[Task goal]
Restate every line of the material, word for word.

— start —

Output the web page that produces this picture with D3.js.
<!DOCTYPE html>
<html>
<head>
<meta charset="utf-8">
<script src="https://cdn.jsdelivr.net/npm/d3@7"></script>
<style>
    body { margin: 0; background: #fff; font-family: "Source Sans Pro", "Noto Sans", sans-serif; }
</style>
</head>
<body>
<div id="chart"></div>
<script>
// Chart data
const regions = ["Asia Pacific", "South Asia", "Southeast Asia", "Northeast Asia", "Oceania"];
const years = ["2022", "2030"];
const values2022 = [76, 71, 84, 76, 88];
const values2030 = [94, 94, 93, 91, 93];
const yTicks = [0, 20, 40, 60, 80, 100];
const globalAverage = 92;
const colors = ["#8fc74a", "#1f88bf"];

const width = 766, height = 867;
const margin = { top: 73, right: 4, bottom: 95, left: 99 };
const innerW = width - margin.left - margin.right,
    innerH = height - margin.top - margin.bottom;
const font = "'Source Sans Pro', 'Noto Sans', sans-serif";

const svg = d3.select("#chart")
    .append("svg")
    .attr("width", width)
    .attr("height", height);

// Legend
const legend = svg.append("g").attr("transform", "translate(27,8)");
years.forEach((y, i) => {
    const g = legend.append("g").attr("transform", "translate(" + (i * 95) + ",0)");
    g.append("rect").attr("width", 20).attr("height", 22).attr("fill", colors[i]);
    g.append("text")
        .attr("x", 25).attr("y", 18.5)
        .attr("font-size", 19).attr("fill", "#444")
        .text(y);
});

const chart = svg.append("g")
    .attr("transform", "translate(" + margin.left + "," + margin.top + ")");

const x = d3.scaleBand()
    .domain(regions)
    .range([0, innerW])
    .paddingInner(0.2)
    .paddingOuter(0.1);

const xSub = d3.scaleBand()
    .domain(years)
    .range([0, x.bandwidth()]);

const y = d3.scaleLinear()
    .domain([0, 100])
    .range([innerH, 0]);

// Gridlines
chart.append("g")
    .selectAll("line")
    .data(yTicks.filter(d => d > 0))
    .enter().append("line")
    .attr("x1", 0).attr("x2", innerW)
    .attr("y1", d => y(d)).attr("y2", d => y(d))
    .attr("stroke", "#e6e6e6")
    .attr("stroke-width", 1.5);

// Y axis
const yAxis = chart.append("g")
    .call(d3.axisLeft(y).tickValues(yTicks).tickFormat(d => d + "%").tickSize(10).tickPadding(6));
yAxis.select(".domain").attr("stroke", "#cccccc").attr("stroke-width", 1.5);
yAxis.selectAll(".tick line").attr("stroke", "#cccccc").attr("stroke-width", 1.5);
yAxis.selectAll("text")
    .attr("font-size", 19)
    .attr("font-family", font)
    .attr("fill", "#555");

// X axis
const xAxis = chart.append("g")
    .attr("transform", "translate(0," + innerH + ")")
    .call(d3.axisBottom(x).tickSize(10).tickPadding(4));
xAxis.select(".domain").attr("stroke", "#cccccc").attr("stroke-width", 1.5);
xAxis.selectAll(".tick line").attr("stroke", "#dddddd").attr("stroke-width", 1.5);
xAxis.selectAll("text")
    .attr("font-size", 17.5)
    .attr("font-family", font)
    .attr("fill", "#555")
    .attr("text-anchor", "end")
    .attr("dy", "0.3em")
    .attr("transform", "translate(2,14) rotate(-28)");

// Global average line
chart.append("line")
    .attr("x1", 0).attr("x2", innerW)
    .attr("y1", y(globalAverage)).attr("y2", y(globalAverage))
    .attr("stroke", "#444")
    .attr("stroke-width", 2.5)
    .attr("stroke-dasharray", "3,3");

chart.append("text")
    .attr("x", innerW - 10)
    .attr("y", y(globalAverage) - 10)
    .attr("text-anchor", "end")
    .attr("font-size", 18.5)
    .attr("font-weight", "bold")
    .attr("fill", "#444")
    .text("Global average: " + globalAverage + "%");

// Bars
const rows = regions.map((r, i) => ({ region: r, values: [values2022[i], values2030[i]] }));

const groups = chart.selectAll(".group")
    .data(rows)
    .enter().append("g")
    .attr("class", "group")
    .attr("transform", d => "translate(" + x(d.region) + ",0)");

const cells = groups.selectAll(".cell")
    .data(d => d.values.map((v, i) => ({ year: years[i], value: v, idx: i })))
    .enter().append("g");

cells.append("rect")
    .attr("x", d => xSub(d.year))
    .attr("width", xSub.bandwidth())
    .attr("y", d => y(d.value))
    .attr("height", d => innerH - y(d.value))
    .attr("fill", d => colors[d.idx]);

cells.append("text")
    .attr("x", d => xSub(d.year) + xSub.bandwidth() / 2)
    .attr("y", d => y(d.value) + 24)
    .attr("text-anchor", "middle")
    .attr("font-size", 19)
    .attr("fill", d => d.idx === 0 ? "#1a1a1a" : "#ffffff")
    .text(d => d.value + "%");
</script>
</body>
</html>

— end —

[Task result]
Output the web page that produces this picture with D3.js.
<!DOCTYPE html>
<html>
<head>
<meta charset="utf-8">
<script src="https://cdn.jsdelivr.net/npm/d3@7"></script>
<style>
    body { margin: 0; background: #fff; font-family: "Source Sans Pro", "Noto Sans", sans-serif; }
</style>
</head>
<body>
<div id="chart"></div>
<script>
// Chart data
const regions = ["Asia Pacific", "South Asia", "Southeast Asia", "Northeast Asia", "Oceania"];
const years = ["2022", "2030"];
const values2022 = [76, 71, 84, 76, 88];
const values2030 = [94, 94, 93, 91, 93];
const yTicks = [0, 20, 40, 60, 80, 100];
const globalAverage = 92;
const colors = ["#8fc74a", "#1f88bf"];

const width = 766, height = 867;
const margin = { top: 73, right: 4, bottom: 95, left: 99 };
const innerW = width - margin.left - margin.right,
    innerH = height - margin.top - margin.bottom;
const font = "'Source Sans Pro', 'Noto Sans', sans-serif";

const svg = d3.select("#chart")
    .append("svg")
    .attr("width", width)
    .attr("height", height);

// Legend
const legend = svg.append("g").attr("transform", "translate(27,8)");
years.forEach((y, i) => {
    const g = legend.append("g").attr("transform", "translate(" + (i * 95) + ",0)");
    g.append("rect").attr("width", 20).attr("height", 22).attr("fill", colors[i]);
    g.append("text")
        .attr("x", 25).attr("y", 18.5)
        .attr("font-size", 19).attr("fill", "#444")
        .text(y);
});

const chart = svg.append("g")
    .attr("transform", "translate(" + margin.left + "," + margin.top + ")");

const x = d3.scaleBand()
    .domain(regions)
    .range([0, innerW])
    .paddingInner(0.2)
    .paddingOuter(0.1);

const xSub = d3.scaleBand()
    .domain(years)
    .range([0, x.bandwidth()]);

const y = d3.scaleLinear()
    .domain([0, 100])
    .range([innerH, 0]);

// Gridlines
chart.append("g")
    .selectAll("line")
    .data(yTicks.filter(d => d > 0))
    .enter().append("line")
    .attr("x1", 0).attr("x2", innerW)
    .attr("y1", d => y(d)).attr("y2", d => y(d))
    .attr("stroke", "#e6e6e6")
    .attr("stroke-width", 1.5);

// Y axis
const yAxis = chart.append("g")
    .call(d3.axisLeft(y).tickValues(yTicks).tickFormat(d => d + "%").tickSize(10).tickPadding(6));
yAxis.select(".domain").attr("stroke", "#cccccc").attr("stroke-width", 1.5);
yAxis.selectAll(".tick line").attr("stroke", "#cccccc").attr("stroke-width", 1.5);
yAxis.selectAll("text")
    .attr("font-size", 19)
    .attr("font-family", font)
    .attr("fill", "#555");

// X axis
const xAxis = chart.append("g")
    .attr("transform", "translate(0," + innerH + ")")
    .call(d3.axisBottom(x).tickSize(10).tickPadding(4));
xAxis.select(".domain").attr("stroke", "#cccccc").attr("stroke-width", 1.5);
xAxis.selectAll(".tick line").attr("stroke", "#dddddd").attr("stroke-width", 1.5);
xAxis.selectAll("text")
    .attr("font-size", 17.5)
    .attr("font-family", font)
    .attr("fill", "#555")
    .attr("text-anchor", "end")
    .attr("dy", "0.3em")
    .attr("transform", "translate(2,14) rotate(-28)");

// Global average line
chart.append("line")
    .attr("x1", 0).attr("x2", innerW)
    .attr("y1", y(globalAverage)).attr("y2", y(globalAverage))
    .attr("stroke", "#444")
    .attr("stroke-width", 2.5)
    .attr("stroke-dasharray", "3,3");

chart.append("text")
    .attr("x", innerW - 10)
    .attr("y", y(globalAverage) - 10)
    .attr("text-anchor", "end")
    .attr("font-size", 18.5)
    .attr("font-weight", "bold")
    .attr("fill", "#444")
    .text("Global average: " + globalAverage + "%");

// Bars
const rows = regions.map((r, i) => ({ region: r, values: [values2022[i], values2030[i]] }));

const groups = chart.selectAll(".group")
    .data(rows)
    .enter().append("g")
    .attr("class", "group")
    .attr("transform", d => "translate(" + x(d.region) + ",0)");

const cells = groups.selectAll(".cell")
    .data(d => d.values.map((v, i) => ({ year: years[i], value: v, idx: i })))
    .enter().append("g");

cells.append("rect")
    .attr("x", d => xSub(d.year))
    .attr("width", xSub.bandwidth())
    .attr("y", d => y(d.value))
    .attr("height", d => innerH - y(d.value))
    .attr("fill", d => colors[d.idx]);

cells.append("text")
    .attr("x", d => xSub(d.year) + xSub.bandwidth() / 2)
    .attr("y", d => y(d.value) + 24)
    .attr("text-anchor", "middle")
    .attr("font-size", 19)
    .attr("fill", d => d.idx === 0 ? "#1a1a1a" : "#ffffff")
    .text(d => d.value + "%");
</script>
</body>
</html>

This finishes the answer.